• GIVEN EXERCISE: Can you pull out each line of the data below that includes the word "this"?

• SUPPLIED RECORDS:
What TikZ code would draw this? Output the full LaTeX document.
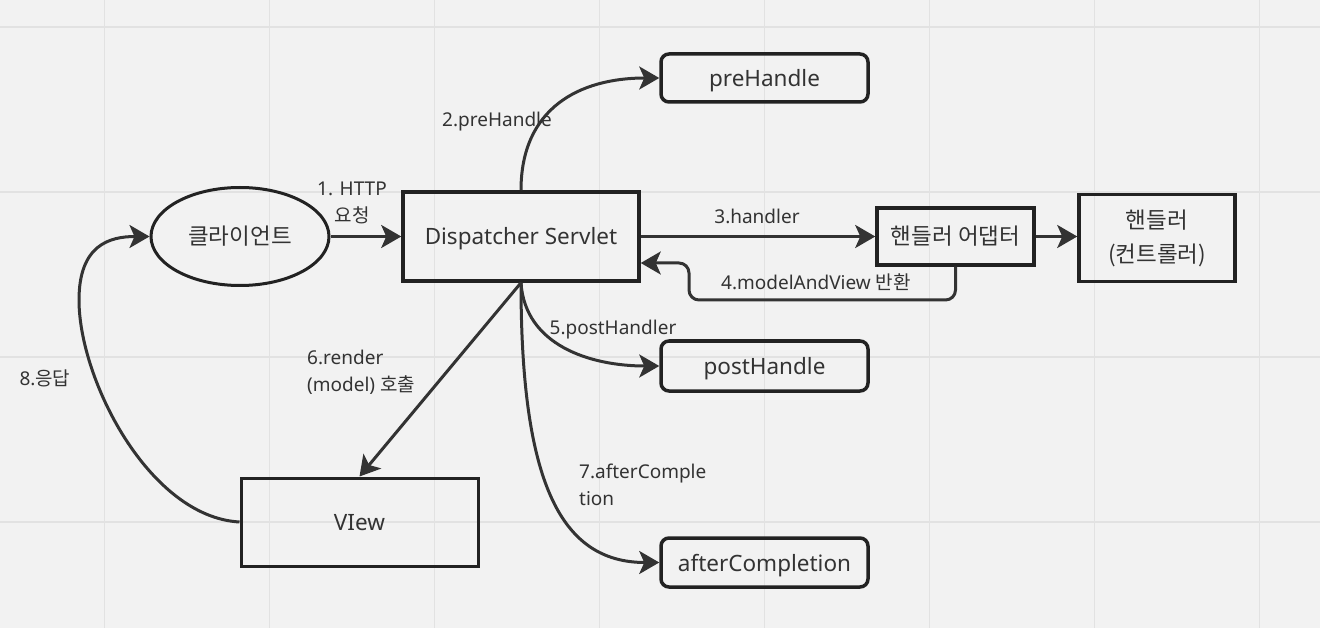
\documentclass[tikz,border=0pt]{standalone}
\usepackage{fontspec}
\setmainfont{Noto Sans}
\newfontfamily\kr{Noto Sans CJK KR}
\usetikzlibrary{arrows.meta,shapes.geometric,calc}
\definecolor{bg}{HTML}{F2F2F2}
\definecolor{gridc}{HTML}{E2E2E2}
\definecolor{ink}{HTML}{333333}
\definecolor{edge}{HTML}{222222}
\begin{document}
\begin{tikzpicture}[x=1pt,y=-1pt,
  box/.style={draw=edge, line width=3.5pt, text=ink, font=\fontsize{22.5}{34}\selectfont, inner sep=0pt, align=center},
  onebox/.style={box, text height=22pt, text depth=5pt},
  rbox/.style={onebox, rounded corners=8pt, minimum width=207pt, minimum height=48pt},
  lbl/.style={text=ink, font=\fontsize{19}{27}\selectfont, inner sep=0pt},
  conn/.style={draw=ink, line width=3pt, -{Stealth[length=20pt,width=23pt,inset=5pt]}},
  gridline/.style={draw=gridc, line width=1.5pt}
]
\fill[bg] (0,0) rectangle (1320,628);
\useasboundingbox (0,0) rectangle (1320,628);
\foreach \x in {104.5,269.5,434.5,599.5,764.5,929.5,1094.5,1259.5}
  \draw[gridline] (\x,0) -- (\x,628);
\foreach \y in {27,192,357,522}
  \draw[gridline] (0,\y) -- (1320,\y);

% nodes
\node[onebox, ellipse, line width=3pt, minimum width=178pt, minimum height=98pt] (client) at (240,236.5) {\kr 클라이언트};
\node[onebox, minimum width=236pt, minimum height=89pt] (ds) at (521,236.5) {Dispatcher Servlet};
\node[rbox] (pre) at (764.5,78) {preHandle};
\node[rbox, minimum height=50pt] (post) at (764.5,366) {postHandle};
\node[rbox, minimum height=49pt] (after) at (764.5,562.5) {afterCompletion};
\node[onebox, minimum width=157pt, minimum height=57pt] (adapter) at (955.5,236.5) {\kr 핸들러 어댑터};
\node[box, minimum width=156pt, minimum height=87pt] (handler) at (1157,238) {{\kr 핸들러}\\{\kr (컨트롤러)}};
\node[onebox, line width=3pt, minimum width=237pt, minimum height=88pt] (view) at (359.5,522) {VIew};

\coordinate (r1) at (955.5,300);
\coordinate (r2) at (689,300);
\coordinate (r3) at (689,263);
\coordinate (c8) at (79,300);

% connectors
\draw[conn] (client) -- (ds);
\draw[conn] (ds.north) .. controls +(0,-82) and +(-80,0) .. (pre.west);
\draw[conn] (ds.east) -- (adapter.west);
\draw[conn] (adapter.east) -- (adapter.east -| handler.west);
\draw[conn, rounded corners=10pt] (adapter.south) -- (r1) -- (r2) -- (r3) -- ([yshift=-26.5pt]ds.east);
\draw[conn] (ds.south) .. controls +(4,62) and +(-70,0) .. (post.west);
\draw[conn] (ds.south) .. controls +(0,197) and +(-100,0) .. (after.west);
\draw[conn] (ds.south) -- (view.north);
\draw[conn] (view.west) .. controls +(-90,-5) and +(0,80) .. (c8) .. controls +(0,-55) and +(-40,0) .. (client.west);

% labels
\node[lbl, align=center] (l1) at (352,203) {1. HTTP\\{\kr 요청}};
\node[lbl] (l2) at (497,122) {2.preHandle};
\node[lbl] (l3) at (757,216) {3.handler};
\node[lbl] (l4) at (816,282.5) {4.modelAndView {\kr 반환}};
\node[lbl] (l5) at (613,330) {5.postHandler};
\node[lbl, align=left, anchor=west] (l6) at (307,372.5) {6.render\\(model) {\kr 호출}};
\node[lbl, align=left, anchor=west] (l7) at (579,485) {7.afterComple\\tion};
\node[lbl] (l8) at (45,378) {8.{\kr 응답}};
\end{tikzpicture}
\end{document}
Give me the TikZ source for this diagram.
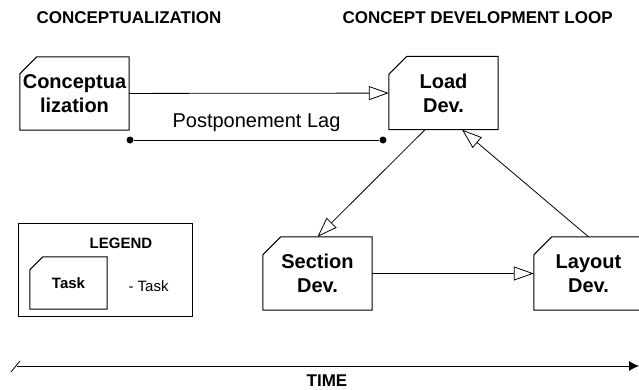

• RESULT BELOW:
What TikZ code would draw this? Output the full LaTeX document.
Give me the TikZ source for this diagram.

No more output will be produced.